Learn: Studies public procurement processes, including the legal framework, ongoing policies, their implementation, and results. Additionally, it offers recommendations based on the findings of its evaluations.
To achieve the integration of public data, Sembrando Sentido has developed an information system that collects data from a series of public records, starting with the Puerto Rico Comptroller's Office Contract Query page. Using a series of scrapers programmed in Python and relying on libraries such as BeautifulSoup for data extraction and RapidFuzz for match processing, the system identifies and extracts information about contractors from the Corporations Registry of the Department of State , the Electoral Comptroller's Political Donor Registry, the Lobbyist Registry, and the Beneficiaries of Tax Decrees Registry.
These scrapers automate the navigation and extraction of data from websites, then process and match them with information from other records. It is crucial to identify the contractor in the Corporate Registry. If a unique match is found in this registry, the general data is extracted and integrated into our database. In case of multiple matches or if none are found, the system employs fuzzy matching algorithms to try to identify the correct corporation. This phase differs for individual contractors, as they are not listed in the Corporate Registry and therefore have less additional information.
In cases where the system fails to identify the corporation, the Sembrando Sentido team and volunteers conduct thorough manual research to find the match between corporate and individual records. Additionally, the system classifies entities by type (such as government agencies, corporations, individuals, etc.) using developed parameters to facilitate their analysis. For matching in the Political Donors, Lobbyists, and Beneficiaries of Tax Decrees registries, the system compares the names of contractors or their officers with the names registered in the respective registries. If an exact match is found (excluding the middle name), the system extracts the information and labels the contract as 'Donor,' 'Lobbyist,' or 'Beneficiary' in the database.
This system creates a database that integrates, centralizes, and enriches the data, facilitating its presentation and analysis.

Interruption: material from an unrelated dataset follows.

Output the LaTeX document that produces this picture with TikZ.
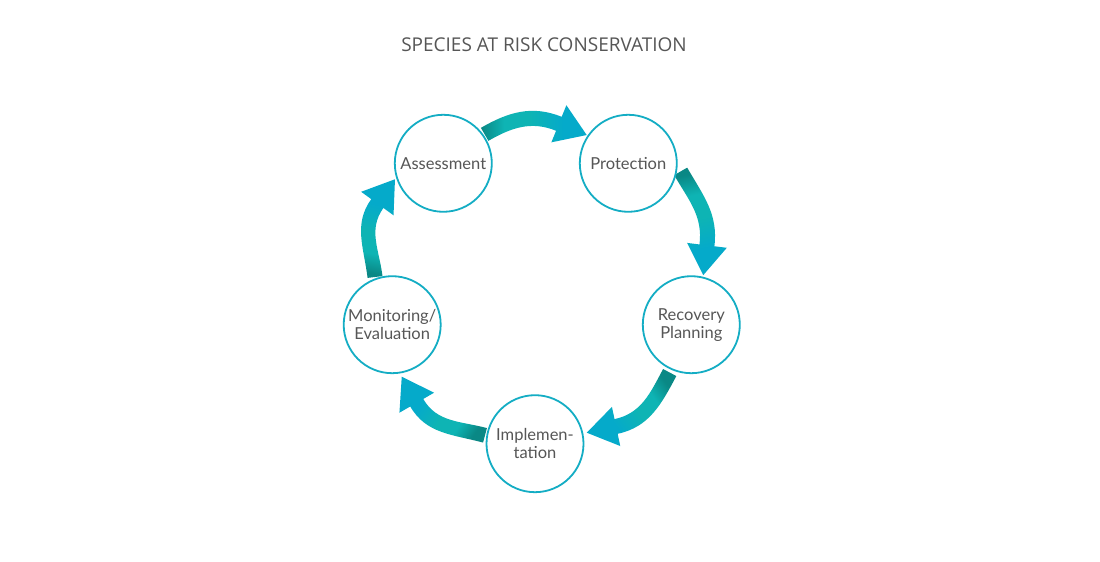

The beta version of Contratos En Ley is just the beginning of promoting clear, complete, accessible, and integrated public information. Currently, we are working to develop rigorous evaluations of public contracts, create a contract monitor, and expand the search engine to extract decentralized public data from over 56 government portals.
We are striving to share more information, make it completely public, and standardize it according to the Open Contracting Data Standard. We are also working on an API for those who request direct access to our database.
At no time does the scraper access confidential information, manipulate the exposed data, or seek to cause any harm to the mentioned Public Records or the data exposed in them. The data extracted originates from, and remains as, it is presented in the mentioned Public Records without any changes. We are not the official or original source of this data, and it may contain undetected errors or omissions, as well as mistakes in data matching.
For this reason, we cannot guarantee the quality of the presented data, but we do provide a mechanism to report errors, and we make ourselves available to verify and present corrections as possible. Even so, since we cannot guarantee the quality of the presented data, the user chooses to consume the data at their own risk.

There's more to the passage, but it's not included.